When H.G. Wells published The Shape of Things to Come in 1933 he
dedicated it to "José Ortega y Gasset, Explorador." Wells had been an
explorer of that other country, the future, since The Time Machine in
1895, and more seriously since Anticipations in 1901, and he
recognized a kindred speculator in Ortega, whose Revolt of the Masses
had appeared in English translation the year before.
The future that was forecast there would not have surprised Wells in
his more somber moments. Europe, said Ortega, was "suffering from the
greatest crisis that can afflict peoples, nations and civilizations",
namely "the accession of the masses to complete social power." He
explained, with "a shudder of horror" (Ortega's colorful Castilian
can sound embarrassingly overdone in English): "The element of terror
in the destiny of our time is furnished by the overwhelming and
violent moral upheaval of the masses; imposing, invincible and
treacherous, as is destiny in every case." And he prophesied: "If
that human type [mass-man] continues to be master in Europe, thirty
years will suffice to send our continent back to barbarism."

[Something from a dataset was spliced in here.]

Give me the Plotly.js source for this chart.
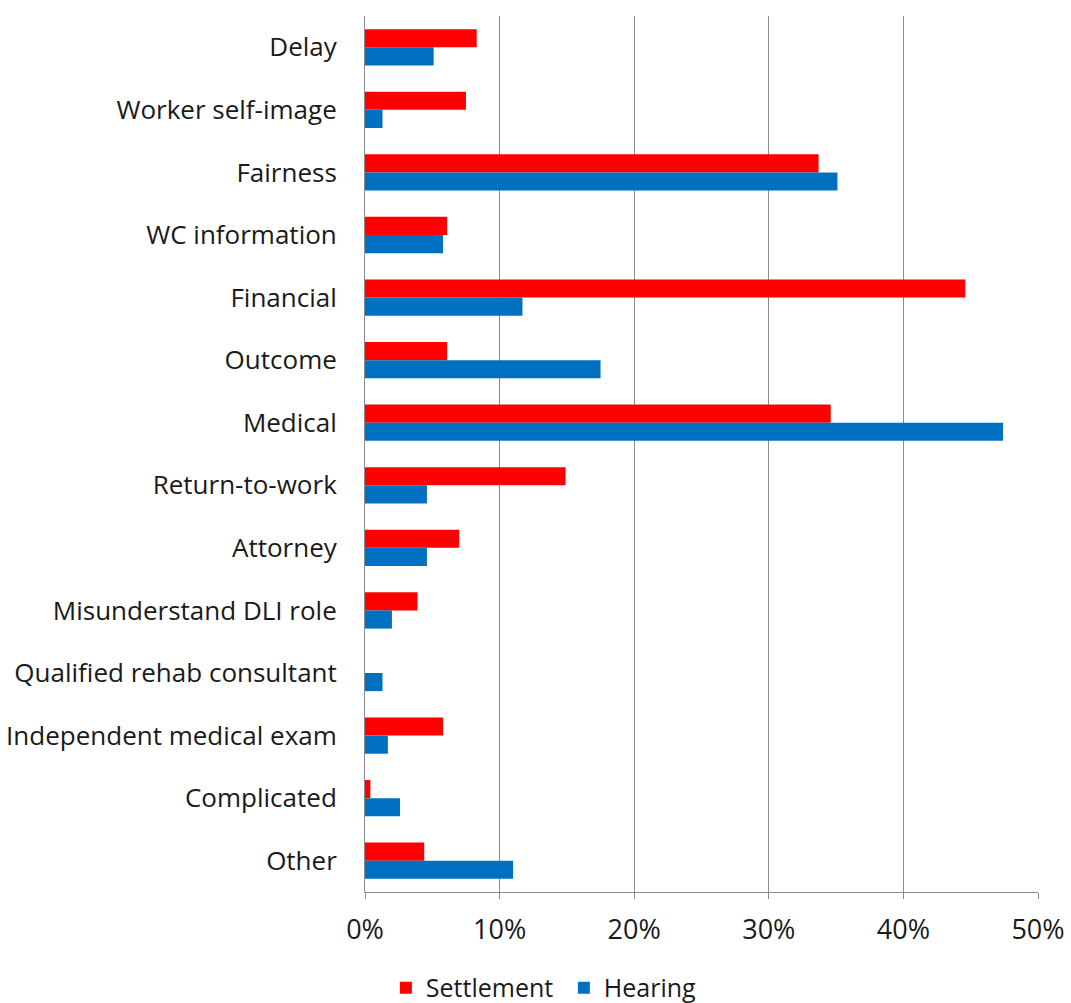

Wells, who could be quite bloodthirsty about what should be done with
populations surplus to his requirements, would have relished another
prophecy in an earlier work of Ortega's: before things could get
better, the masses must fail completely in their audacious attempt to
rule society, "so that they may learn in their own lacerated flesh
that which they do not wish to hear"; only then would their hatred of
their betters be exhausted, and the mass and the select minority
would once again be integrated into a functioning society.